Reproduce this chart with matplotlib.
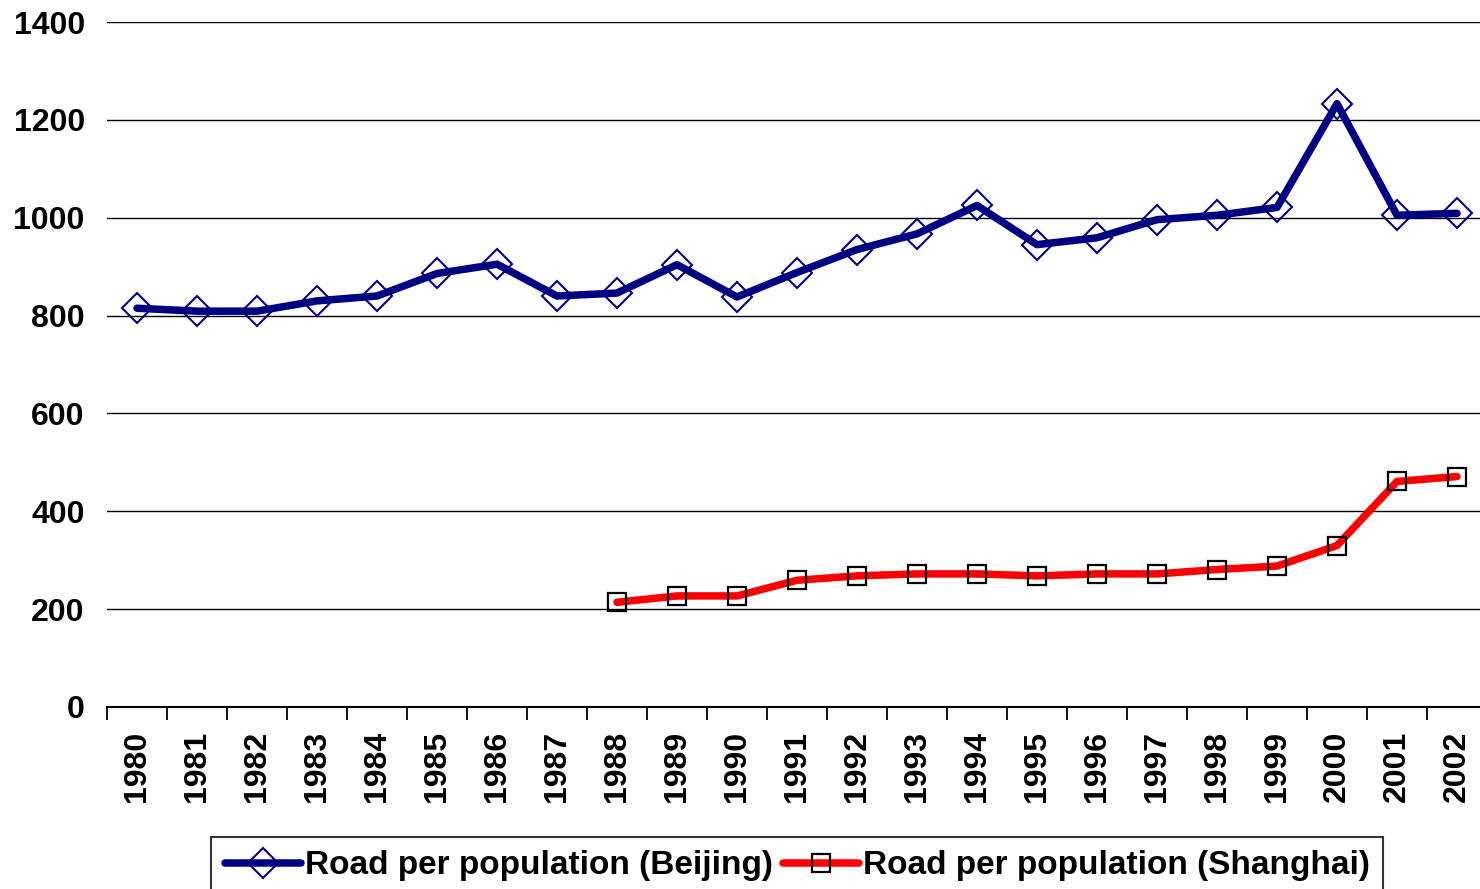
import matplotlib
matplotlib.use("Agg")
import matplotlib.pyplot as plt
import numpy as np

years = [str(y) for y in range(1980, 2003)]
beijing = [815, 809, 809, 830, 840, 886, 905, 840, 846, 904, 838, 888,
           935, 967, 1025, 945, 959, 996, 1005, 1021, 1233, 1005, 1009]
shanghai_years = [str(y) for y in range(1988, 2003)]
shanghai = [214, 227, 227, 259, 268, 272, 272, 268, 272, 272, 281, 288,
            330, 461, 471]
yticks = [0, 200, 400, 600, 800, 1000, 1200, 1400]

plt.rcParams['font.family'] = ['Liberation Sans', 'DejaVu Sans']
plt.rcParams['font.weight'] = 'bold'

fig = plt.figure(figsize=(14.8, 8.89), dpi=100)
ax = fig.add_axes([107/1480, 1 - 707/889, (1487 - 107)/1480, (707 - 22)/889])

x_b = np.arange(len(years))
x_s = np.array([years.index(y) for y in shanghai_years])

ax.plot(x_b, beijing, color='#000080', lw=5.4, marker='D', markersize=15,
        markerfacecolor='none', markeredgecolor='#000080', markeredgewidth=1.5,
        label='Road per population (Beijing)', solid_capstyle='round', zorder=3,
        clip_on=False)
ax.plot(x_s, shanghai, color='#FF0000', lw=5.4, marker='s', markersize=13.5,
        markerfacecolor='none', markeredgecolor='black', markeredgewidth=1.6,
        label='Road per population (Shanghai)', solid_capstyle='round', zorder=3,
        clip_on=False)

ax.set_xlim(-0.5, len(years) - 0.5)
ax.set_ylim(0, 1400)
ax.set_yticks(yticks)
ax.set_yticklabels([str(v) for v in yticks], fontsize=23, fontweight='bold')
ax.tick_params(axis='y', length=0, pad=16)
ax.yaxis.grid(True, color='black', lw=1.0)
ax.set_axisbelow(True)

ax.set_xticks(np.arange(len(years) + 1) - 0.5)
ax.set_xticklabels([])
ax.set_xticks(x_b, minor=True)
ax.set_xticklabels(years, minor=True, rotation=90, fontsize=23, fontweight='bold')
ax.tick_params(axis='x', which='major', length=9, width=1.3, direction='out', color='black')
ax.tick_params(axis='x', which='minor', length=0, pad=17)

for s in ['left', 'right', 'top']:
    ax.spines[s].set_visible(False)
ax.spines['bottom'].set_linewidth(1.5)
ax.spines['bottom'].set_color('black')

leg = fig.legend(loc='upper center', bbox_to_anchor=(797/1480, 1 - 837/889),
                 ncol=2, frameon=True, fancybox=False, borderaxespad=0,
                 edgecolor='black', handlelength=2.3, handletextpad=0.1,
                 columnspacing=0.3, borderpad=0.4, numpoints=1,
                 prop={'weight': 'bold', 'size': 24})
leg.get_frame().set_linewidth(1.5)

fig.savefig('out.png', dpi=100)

■ EXERCISE ■
Without the pictures, please reproduce each line of the listing above exactly, from the first one through the line bearing "ax = fig.add_axes([107/1480, 1".

■ OUTPUT OF THE TASK ■
Reproduce this chart with matplotlib.
import matplotlib
matplotlib.use("Agg")
import matplotlib.pyplot as plt
import numpy as np

years = [str(y) for y in range(1980, 2003)]
beijing = [815, 809, 809, 830, 840, 886, 905, 840, 846, 904, 838, 888,
           935, 967, 1025, 945, 959, 996, 1005, 1021, 1233, 1005, 1009]
shanghai_years = [str(y) for y in range(1988, 2003)]
shanghai = [214, 227, 227, 259, 268, 272, 272, 268, 272, 272, 281, 288,
            330, 461, 471]
yticks = [0, 200, 400, 600, 800, 1000, 1200, 1400]

plt.rcParams['font.family'] = ['Liberation Sans', 'DejaVu Sans']
plt.rcParams['font.weight'] = 'bold'

fig = plt.figure(figsize=(14.8, 8.89), dpi=100)
ax = fig.add_axes([107/1480, 1 - 707/889, (1487 - 107)/1480, (707 - 22)/889])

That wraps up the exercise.